So you go to law school thinking. . . I wanna know what the lawyers know. You go to class and they give you textbooks that only contain cases. There’s no lesson, followed by illustrative cases. Just cases. Maybe if you are lucky, after the case, will follow several notes. But they aren’t notes. . . they are questions provided to confuse you. These questions take what you assumed was the lesson you were supposed to derive from the case and make you think you are wrong.
And then the process of breaking you down begins. At first, all of the cases use Latin terms like “pari delicto” and “volenti non fit injuria.” Slogging through a 5 page case with a law dictionary takes hours. You learn to “brief” cases, in an attempt to distill each case down into a general “rule of law” After you become handy with the dictionary and begin to speed up, the professors switch tactics. They start assigning 8 cases a night and begin to examine the economic underpinnings of each case. I should note that these economic analyses are no where to be found in the text. I have never read a case where the judge explicitly said, “from an economic perspective this case’s holding will incentivize. . .”
The kicker is this. After you learn to determine the economic theory or public policy which the professor assures you lies just underneath the surface of every case (if you look just a little harder. . .), exams come. And exams only test you on the rules you stopped looking for because your professor didn’t seem to think they were very soundly reasoned anyway.

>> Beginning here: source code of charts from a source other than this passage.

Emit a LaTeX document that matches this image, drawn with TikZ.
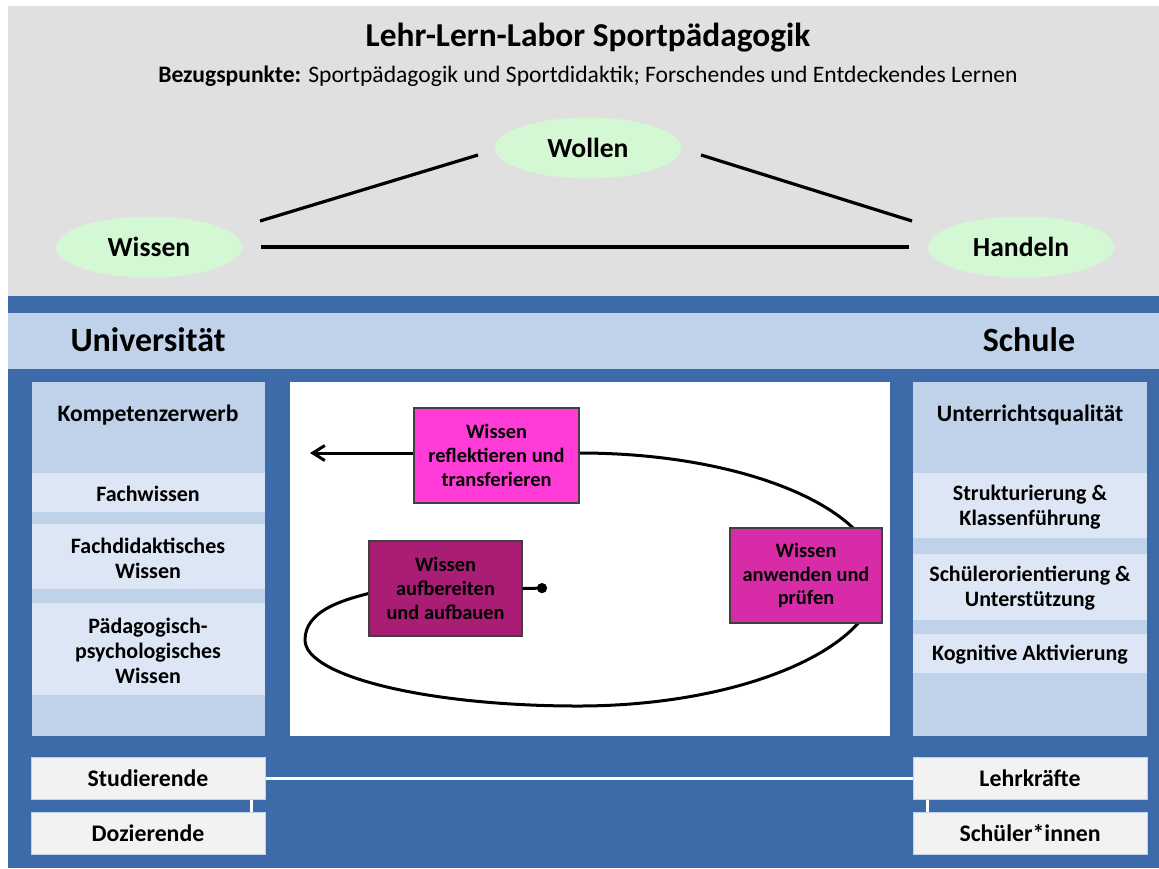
\documentclass[tikz,border=0pt]{standalone}
\usepackage{fontspec}
\setmainfont{Carlito}
\usetikzlibrary{arrows.meta,shapes.geometric}

\definecolor{topgray}{RGB}{224,224,224}
\definecolor{darkblue}{RGB}{61,106,168}
\definecolor{lightblue}{RGB}{192,210,234}
\definecolor{paleblue}{RGB}{221,230,244}
\definecolor{softgreen}{RGB}{212,248,212}
\definecolor{boxgray}{RGB}{242,242,242}
\definecolor{pinkbox}{RGB}{255,60,216}
\definecolor{plumbox}{RGB}{169,30,116}
\definecolor{orchidbox}{RGB}{216,43,168}

\pgfdeclarelayer{panels}
\pgfdeclarelayer{loop}
\pgfsetlayers{panels,loop,main}

\begin{document}
\begin{tikzpicture}[x=0.5pt,y=-0.5pt,
  goal/.style={ellipse, fill=softgreen, minimum width=93pt, minimum height=30.5pt,
    inner sep=0pt, font=\bfseries\fontsize{13.8}{15}\selectfont},
  link/.style={line width=1.6pt},
  band/.style={font=\bfseries\fontsize{11}{12.5}\selectfont, align=center},
  phase/.style={draw=black!75, line width=0.6pt, minimum height=47.5pt, inner sep=1pt,
    align=center, font=\bfseries\fontsize{10.2}{11.8}\selectfont},
  flowline/.style={line width=1.5pt},
  person/.style={fill=boxgray, draw=lightblue, line width=0.5pt, minimum width=117pt,
    minimum height=21pt, font=\bfseries\fontsize{11.9}{13}\selectfont}]
  \useasboundingbox (0,0) rectangle (1159,868);

  \begin{pgfonlayer}{panels}
    % Lab header
    \fill[topgray] (8,6) rectangle (1159,296);
    % Blue frame and headline band
    \fill[darkblue] (8,296) rectangle (1159,868);
    \fill[lightblue] (8,313) rectangle (1159,369);
    % Columns and centre field
    \fill[lightblue] (32,382) rectangle (265,736);
    \fill[lightblue] (913,382) rectangle (1147,736);
    \fill[white] (290,382) rectangle (890,736);
    % Pale bands
    \fill[paleblue] (32,473) rectangle (265,512);
    \fill[paleblue] (32,524) rectangle (265,589);
    \fill[paleblue] (32,603) rectangle (265,695);
    \fill[paleblue] (913,473) rectangle (1147,538);
    \fill[paleblue] (913,554) rectangle (1147,620);
    \fill[paleblue] (913,634) rectangle (1147,673);
  \end{pgfonlayer}

  % Title
  \node[font=\bfseries\fontsize{16.7}{19}\selectfont] (title) at (588,38) {Lehr-Lern-Labor Sportpädagogik};
  \node[font=\fontsize{11.8}{14}\selectfont] (refs) at (588,76)
    {\textbf{Bezugspunkte:} Sportpädagogik und Sportdidaktik; Forschendes und Entdeckendes Lernen};

  % Triangle
  \node[goal] (wollen) at (588,148) {Wollen};
  \node[goal] (wissen) at (149,247) {Wissen};
  \node[goal] (handeln) at (1021,247) {Handeln};
  \draw[link] ([shift={(111,-26)}]wissen.center) -- ([shift={(-110,7)}]wollen.center);
  \draw[link] ([shift={(113,7)}]wollen.center) -- ([shift={(-109,-26)}]handeln.center);
  \draw[link, shorten <=9.5pt, shorten >=9.5pt] (wissen) -- (handeln);

  % Headlines
  \node[font=\bfseries\fontsize{17}{19}\selectfont] (uni) at (148,340) {Universität};
  \node[font=\bfseries\fontsize{17}{19}\selectfont] (schule) at (1029,340) {Schule};

  % University column
  \node[band, font=\bfseries\fontsize{11.8}{13}\selectfont] (kompetenz) at (148,415) {Kompetenzerwerb};
  \node[band] (fachwissen) at (148,494) {Fachwissen};
  \node[band] (fachdidaktik) at (148,558) {Fachdidaktisches\\Wissen};
  \node[band] (paedpsych) at (148,651) {Pädagogisch-\\psychologisches\\Wissen};

  % School column
  \node[band, font=\bfseries\fontsize{11.8}{13}\selectfont] (qualitaet) at (1030,415) {Unterrichtsqualität};
  \node[band] (struktur) at (1030,507) {Strukturierung \&\\Klassenführung};
  \node[band] (orientierung) at (1030,588) {Schülerorientierung \&\\Unterstützung};
  \node[band] (aktivierung) at (1030,655) {Kognitive Aktivierung};

  % Learning loop
  \node[phase, fill=pinkbox, minimum width=82.5pt] (reflektieren) at (496.5,455.5)
    {Wissen\\reflektieren und\\transferieren};
  \node[phase, fill=plumbox, minimum width=76.5pt] (aufbereiten) at (445.5,588.5)
    {Wissen\\aufbereiten\\und aufbauen};
  \node[phase, fill=orchidbox, minimum width=76pt] (anwenden) at (806,575.5)
    {Wissen\\anwenden und\\prüfen};
  \coordinate (start) at (547,588);
  \coordinate (exit) at (310,453);
  \begin{pgfonlayer}{loop}
    \draw[flowline] ([yshift=-2.5pt]aufbereiten.west)
      .. controls (339,601) and (305,612) .. (305,640)
      .. controls (305,676) and (427,706) .. (578,706)
      .. controls (744,706) and (878,647) .. (878,578)
      .. controls (878,509) and (744,453) .. ([yshift=1.25pt]reflektieren.east);
  \end{pgfonlayer}
  \draw[flowline, -{Straight Barb[length=6pt,width=7.5pt,line width=1.5pt]}]
    ([yshift=1.25pt]reflektieren.west) -- (exit);
  \draw[flowline, -{Circle[length=5pt]}] (aufbereiten.east) -- (start);

  % Persons
  \node[person] (studierende) at (148,778) {Studierende};
  \node[person] (dozierende) at (148,833) {Dozierende};
  \node[person] (lehrkraefte) at (1030,778) {Lehrkräfte};
  \node[person] (schueler) at (1030,833) {Schüler*innen};
  \draw[white, line width=1.5pt] (studierende) -- (lehrkraefte);
  \draw[white, line width=1.5pt] ([xshift=-7pt]studierende.south east) -- ([xshift=-7pt]dozierende.north east);
  \draw[white, line width=1.5pt] ([xshift=7.5pt]lehrkraefte.south west) -- ([xshift=7.5pt]schueler.north west);
\end{tikzpicture}
\end{document}
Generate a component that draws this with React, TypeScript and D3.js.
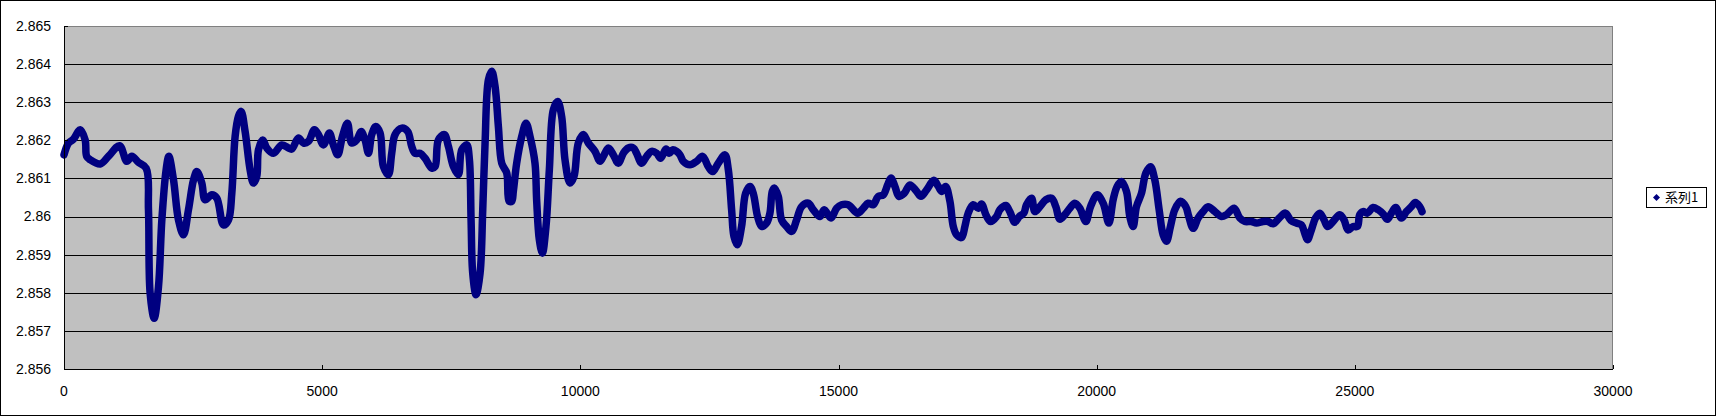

And it goes on. By next semester, we’ll all be reaching for the Golden Ring of Law Review. Clerkships go to those on Law Review. Teaching Positions go to those on Law Review. The best firm jobs go to those on Law Review. And somehow, we’ll all be convinced by then that it would be an honor to be allowed to work an extra 40 hours a week on top of our classes, for no pay, to edit the papers of professors. And for this privilege, you have to learn the arcane rules of the “Blue Book.” The “Blue Book” contains the rules of citation for the legal profession and is produced by the Law Reviews of Columbia, Harvard and Penn and the Law Journal of Yale. My professor admitted the other day that it is used by everyone, not becasue it is the best, but because it is the oldest.
I have many lawyer friends. I thought maybe they’d admit they’d been had. They wouldn’t. They patted me on the shoulder and said it would get easier with time. I’d come to understand the law. I spoke with the lawyers in my family. I thought maybe my relatives would give up the lie. Nope. Apparently the siblinghood of lawyers is stronger than family. They said, “it’ll make sense by the end of the first year.” They urged me to “just work hard at it.” In the end you’ll learn to “think like a lawyer.” And here’s the rub, no one can define what it means to “think like a lawyer. . .” No one.
I haven’t been here long, but I know this isn’t rocket science. They just work you hard and confuse you purposefully in order to indoctrinate you. They break you down, convince you to chase new and foreign goals and wait to see who wins. I bet the law firms aren’t even paying law schools for this ingenious “outsourced human resource department.” Law schools are simply an intricate (and inexpensive) means of determining who is willing to work their fingers to the bone. The law schools even screen potential candidates and set up interview times. You know in many schools, you don’t even get to pick who you interview with? It is all decided by class rank. What’s left for law firms but to pick the best. . . and here the best means those who are willing to sacrifice their lives for the reward of more work.
Well, this has turned into a rant (can we tell who is mad that he has to read procedure tonight?). I actually like this stuff, I just wish that this process was more open and less shrouded in mystery.